Visual vs. Collaborative Learning
Chapter five of “Interface
Design for Learning” by Dorian Peters (2014) is an excellent overview of the
dos and don’ts of educational design media. Peters declares in the chapter
title that "Learning is Visual." Peters also provides many solid tips
about how graphic design can grasp a learners attention. Another key theme is about
removing clutter with simplicity. The book provides valuable checklists, such
as tips for “readable text” on page 94.
In my 2010
development work "I am
Africa This is my story….” UNESCO
project on digital storytelling workshops with African youth, we had to pay
keen attention that all lessons were simple, localized and relevant.
Instructional designers can
perseverate on the cognitive relationship between the student and learning
media as the way of student change. However the truth may be that the visual
process represents and smaller stake when deeper transformational experience requires
a human collaborative process. The acid test of if eLearning works is not in
the LMS testing records. Book/media learning may keep someone’s attention or may
even deliver good recall for a test on
Friday, but this may not lead to transformational change or the long-term
memory retention required for some types of learning.
Andragogy Theory of Knowles points
out that the lesson must avoid conflicting with the values/experiences of the
learners. On page 110, Peters agrees when the concept of “interference” is
brought up. Let’s say we are developing a federally mandated sexual harassment
course for a hospital. From a design point of view, the course can be an excellent
attention getter, yet without emotionally charged staff meetings (a
collaborative element), the course can backfire with employees feeling
management is not really dealing with the problem. The design team may be happy
with high completion rates and scores, while at the same time, a disappointed compliance
officer sees a spike in sexual harassment cases over the following months.
We must be cautious in understanding
that digital media is an aid to learning and not the total learning experience.
It is one thing to learn Ohm’s law from Kahnacademy.com. It is another to learn
how to ride a bike or a give great kiss. The role of graphics is to facilitate
human collaboration or change will not take place.
The Instructional designer is
often not considering the values of the unseen individual or the environment
the knowledge will be used in. When
cultures and methods collide I have seen many sales motivation training or
ethics flop. They were professionally designed courses yet are laugh at in bar
a few hours later because they sales force knew management did not back those ideas.
In reflection, media can move
people into action such as in NGO ads. There must be fertile ground for the
lesson to sink into. Relevance seems to be found on two levels: first inside
the person's own values system and second is if outside the course there is fertile
ground for new ideas to grow.
Case
in point: In the US, a student who believes they can be a Microsoft Certified
Professional will gratefully embrace the training experience, knowing that a
job is waiting for them. Yet women who are certified by Microsoft in Ghana may
not find a Microsoft job and be forced back into a marriage and poverty.

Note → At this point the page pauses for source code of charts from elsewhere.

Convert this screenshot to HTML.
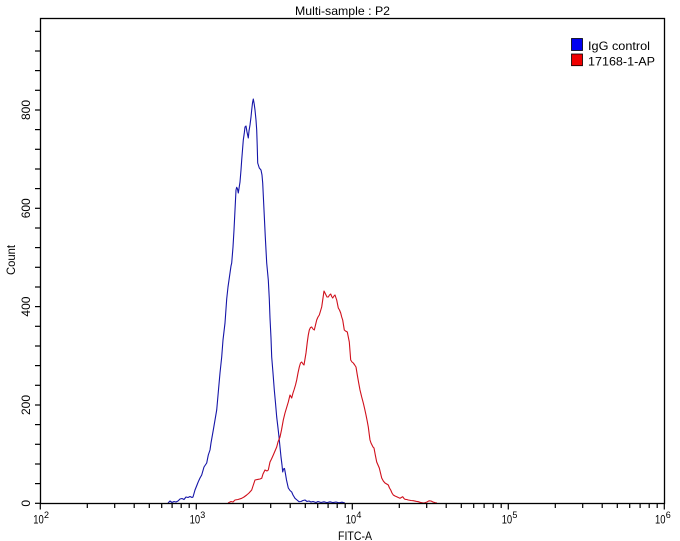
<!DOCTYPE html>
<html>
<head>
<meta charset="utf-8">
<style>
html,body{margin:0;padding:0;background:#fff;}
svg{display:block;}
text{font-family:"Liberation Sans",Arial,sans-serif;fill:#000;}
</style>
</head>
<body>
<svg width="680" height="541" viewBox="0 0 680 541" xmlns="http://www.w3.org/2000/svg">
<rect x="0" y="0" width="680" height="541" fill="#fff"/>
<!-- title -->
<text x="295" y="15" font-size="12" textLength="95" lengthAdjust="spacingAndGlyphs">Multi-sample : P2</text>

<!-- curves -->
<polyline fill="none" stroke="#1515a8" stroke-width="1.1" stroke-linejoin="round" points="168,503 170,501 172,502.5 174,501.5 176,502 178,501 180,499 182,498.5 184,499.5 186,497 188,497.5 190,496.5 192,497.5 193,497 195,490 197,485 198.3,481.7 200,478 201.7,475 204,467 206.7,463 208.3,455 210,450 211,443 213.3,430 215,420 216.7,410 218.3,392 220,373 221.7,357 223,340 225,323 226.7,299 228,287 230,273 231,266 231.7,263 233,247 234,230 235,210 236,190 236.7,187.3 237.5,189 238.3,193 240,182 241,170 241.7,160 242.5,150 243.3,140 244.3,133 245,127 246,126 247,132 248.3,138 249,131 250,125 251,117 251.7,110 252.5,103 253.3,99 254.2,104 255,110 256,120 256.7,130 257.2,145 257.7,163 259.3,168 261,170 262,175 262.7,183 264,210 265.3,237 266.7,263 268.3,280 269.3,299 270,318 271,338 271.7,357 273,373 274.3,390 275.5,403 276.7,417 278,428 279,437 280,447 281,457 282,465 282.7,472 283.5,469 284.5,468.5 285.5,474 286.5,480 288.3,488 290,490.5 291.7,492 293,495 295,498.3 297,500 299,501.7 301,501.5 303,500.5 305,500 307,501.5 309,501 311,502 313,501.5 316,502.5 318,501.5 321,502.5 324,501.8 327,502.6 330,501.8 333,502.6 336,502 339,502.8 342,502.2 345,503"/>
<polyline fill="none" stroke="#d0101c" stroke-width="1.1" stroke-linejoin="round" points="228,503 231,501.5 233,502 235,500 238,499.5 241.7,498.3 244,497 246.7,495 249,493 251.7,490 253,486 255,480 258.3,479.3 260,479 261.7,478.3 263,474 265,470 267,471 268.3,470 270,462 271.5,459 273.3,455 275,451 276.7,447 278,442 280,437 281.5,430 283.3,420 285,413 286.5,408 288.3,402 290,395 291.7,398 293,393 294,390 295.5,385 296.7,380 298,373 299.3,367 300.5,363 301.7,362 303,364 304,365 305,359 306,353 307.3,342 308.3,335 309.3,330 310.5,327.5 311.7,327 313,329 314.3,330 315.5,325 316.7,320 318,317 319.3,315 320.5,311 321.7,307 323,298 324,291 325,293 326,295 327,297 328.3,297 329.5,295 330.7,294 331.7,296.5 332.7,298 334,296 335,295 336,298 336.7,300 337.5,304 338.3,308 339.5,310 340.7,313 341.7,317 342.7,320 343.5,325 344.3,330 345.5,331 347.3,332 348.3,337 349.3,342 350,351 350.7,360 352,362 353.3,363 354.7,365 356,367 357.3,375 358.7,383 360,390 361.7,397 363.3,403 364.7,409 366,415 367.2,421 368.3,427 369.2,434 370,440 371,443 372,445 373,447 374,448 375.3,455 376.7,462 378,465 379.3,468 380.5,473 381.7,478 383.3,481 385,483 386.7,484 388.3,485 389.5,488 390.7,490 392,493 393.3,495 395,496 396.7,496.7 398.3,497.5 400,498.3 401.3,497.5 402.7,496.7 404,498.5 405,499.3 406.7,499.5 408.3,500 411,500.5 413.3,500.7 416,501.3 418.3,501.7 420,502.3 421.7,502.7 424,503 427,502 429,500.8 431,501 433,502 435,502.7 437,503"/>

<!-- plot frame -->
<rect x="40.5" y="18.5" width="624" height="485" fill="none" stroke="#000" stroke-width="1.3"/>

<!-- y ticks -->
<g stroke="#000" stroke-width="1.2">
<line x1="35" y1="503.3" x2="40" y2="503.3"/>
<line x1="35" y1="483.6" x2="40" y2="483.6"/>
<line x1="35" y1="464.0" x2="40" y2="464.0"/>
<line x1="35" y1="444.3" x2="40" y2="444.3"/>
<line x1="35" y1="424.6" x2="40" y2="424.6"/>
<line x1="35" y1="405.0" x2="40" y2="405.0"/>
<line x1="35" y1="385.3" x2="40" y2="385.3"/>
<line x1="35" y1="365.6" x2="40" y2="365.6"/>
<line x1="35" y1="346.0" x2="40" y2="346.0"/>
<line x1="35" y1="326.3" x2="40" y2="326.3"/>
<line x1="35" y1="306.6" x2="40" y2="306.6"/>
<line x1="35" y1="287.0" x2="40" y2="287.0"/>
<line x1="35" y1="267.3" x2="40" y2="267.3"/>
<line x1="35" y1="247.6" x2="40" y2="247.6"/>
<line x1="35" y1="228.0" x2="40" y2="228.0"/>
<line x1="35" y1="208.3" x2="40" y2="208.3"/>
<line x1="35" y1="188.6" x2="40" y2="188.6"/>
<line x1="35" y1="169.0" x2="40" y2="169.0"/>
<line x1="35" y1="149.3" x2="40" y2="149.3"/>
<line x1="35" y1="129.6" x2="40" y2="129.6"/>
<line x1="35" y1="110.0" x2="40" y2="110.0"/>
<line x1="35" y1="90.3" x2="40" y2="90.3"/>
<line x1="35" y1="70.6" x2="40" y2="70.6"/>
<line x1="35" y1="51.0" x2="40" y2="51.0"/>
<line x1="35" y1="31.3" x2="40" y2="31.3"/>
</g>

<!-- y labels -->
<g font-size="12" text-anchor="middle">
<text transform="translate(30,503.3) rotate(-90)">0</text>
<text transform="translate(30,405) rotate(-90)" textLength="20" lengthAdjust="spacingAndGlyphs">200</text>
<text transform="translate(30,306.6) rotate(-90)" textLength="20" lengthAdjust="spacingAndGlyphs">400</text>
<text transform="translate(30,208.3) rotate(-90)" textLength="20" lengthAdjust="spacingAndGlyphs">600</text>
<text transform="translate(30,110) rotate(-90)" textLength="20" lengthAdjust="spacingAndGlyphs">800</text>
<text transform="translate(15,260) rotate(-90)" textLength="30" lengthAdjust="spacingAndGlyphs">Count</text>
</g>

<!-- x ticks -->
<g stroke="#000" stroke-width="1.2">
<line x1="40.3" y1="503" x2="40.3" y2="509.5"/>
<line x1="87.3" y1="503" x2="87.3" y2="508"/>
<line x1="114.7" y1="503" x2="114.7" y2="508"/>
<line x1="134.2" y1="503" x2="134.2" y2="508"/>
<line x1="149.3" y1="503" x2="149.3" y2="508"/>
<line x1="161.7" y1="503" x2="161.7" y2="508"/>
<line x1="172.1" y1="503" x2="172.1" y2="508"/>
<line x1="181.2" y1="503" x2="181.2" y2="508"/>
<line x1="189.2" y1="503" x2="189.2" y2="508"/>
<line x1="196.3" y1="503" x2="196.3" y2="509.5"/>
<line x1="243.3" y1="503" x2="243.3" y2="508"/>
<line x1="270.7" y1="503" x2="270.7" y2="508"/>
<line x1="290.2" y1="503" x2="290.2" y2="508"/>
<line x1="305.3" y1="503" x2="305.3" y2="508"/>
<line x1="317.7" y1="503" x2="317.7" y2="508"/>
<line x1="328.1" y1="503" x2="328.1" y2="508"/>
<line x1="337.2" y1="503" x2="337.2" y2="508"/>
<line x1="345.2" y1="503" x2="345.2" y2="508"/>
<line x1="352.3" y1="503" x2="352.3" y2="509.5"/>
<line x1="399.3" y1="503" x2="399.3" y2="508"/>
<line x1="426.7" y1="503" x2="426.7" y2="508"/>
<line x1="446.2" y1="503" x2="446.2" y2="508"/>
<line x1="461.3" y1="503" x2="461.3" y2="508"/>
<line x1="473.7" y1="503" x2="473.7" y2="508"/>
<line x1="484.1" y1="503" x2="484.1" y2="508"/>
<line x1="493.2" y1="503" x2="493.2" y2="508"/>
<line x1="501.2" y1="503" x2="501.2" y2="508"/>
<line x1="508.3" y1="503" x2="508.3" y2="509.5"/>
<line x1="555.3" y1="503" x2="555.3" y2="508"/>
<line x1="582.7" y1="503" x2="582.7" y2="508"/>
<line x1="602.2" y1="503" x2="602.2" y2="508"/>
<line x1="617.3" y1="503" x2="617.3" y2="508"/>
<line x1="629.7" y1="503" x2="629.7" y2="508"/>
<line x1="640.1" y1="503" x2="640.1" y2="508"/>
<line x1="649.2" y1="503" x2="649.2" y2="508"/>
<line x1="657.2" y1="503" x2="657.2" y2="508"/>
<line x1="664.3" y1="503" x2="664.3" y2="509.5"/>
</g>

<!-- x labels -->
<g font-size="12">
<text x="33.3" y="523.5" textLength="10.5" lengthAdjust="spacingAndGlyphs">10</text><text x="44" y="518" font-size="9">2</text>
<text x="189.6" y="523.5" textLength="10.5" lengthAdjust="spacingAndGlyphs">10</text><text x="200.3" y="518" font-size="9">3</text>
<text x="345.7" y="523.5" textLength="10.5" lengthAdjust="spacingAndGlyphs">10</text><text x="356.4" y="518" font-size="9">4</text>
<text x="501.7" y="523.5" textLength="10.5" lengthAdjust="spacingAndGlyphs">10</text><text x="512.4" y="518" font-size="9">5</text>
<text x="655" y="523.5" textLength="10.5" lengthAdjust="spacingAndGlyphs">10</text><text x="665.7" y="518" font-size="9">6</text>
<text x="338" y="540" textLength="34" lengthAdjust="spacingAndGlyphs">FITC-A</text>
</g>

<!-- legend -->
<rect x="571.5" y="38.5" width="11" height="12" fill="#0000f0" stroke="#000" stroke-width="0.8"/>
<rect x="571.5" y="54" width="11" height="11.7" fill="#f00000" stroke="#000" stroke-width="0.8"/>
<text x="588" y="50" font-size="12" textLength="62" lengthAdjust="spacingAndGlyphs">IgG control</text>
<text x="588" y="65.5" font-size="12" textLength="67" lengthAdjust="spacingAndGlyphs">17168-1-AP</text>
</svg>
</body>
</html>
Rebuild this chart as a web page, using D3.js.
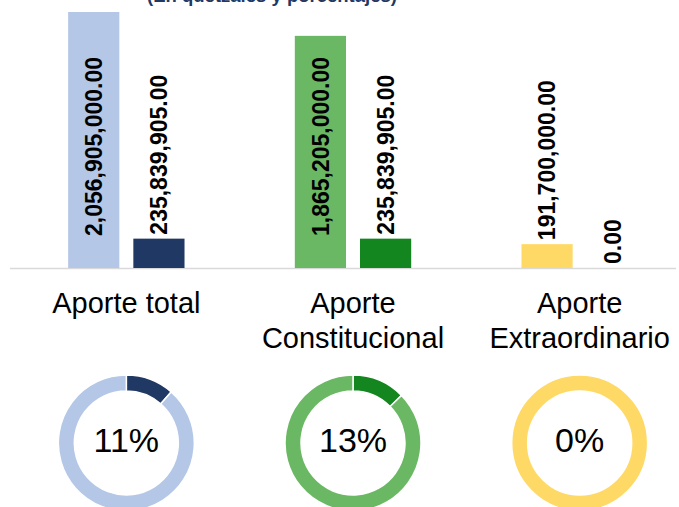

In conclusion, the state of
the learner and the environment are as critical as the interface itself.
References
Knowles, M. Holton, E. F., III; Swanson, R. A. (2005). The
adult learner: The definitive classic in adult education and human resource
development (6th ed.).Burlington,
MA: Elsevier. ISBN 0-7506-7837-2. LCCN 2004024356.
Peters, D. (2014). Interface design for learning: design strategies
for learning experiences. United States: New Riders.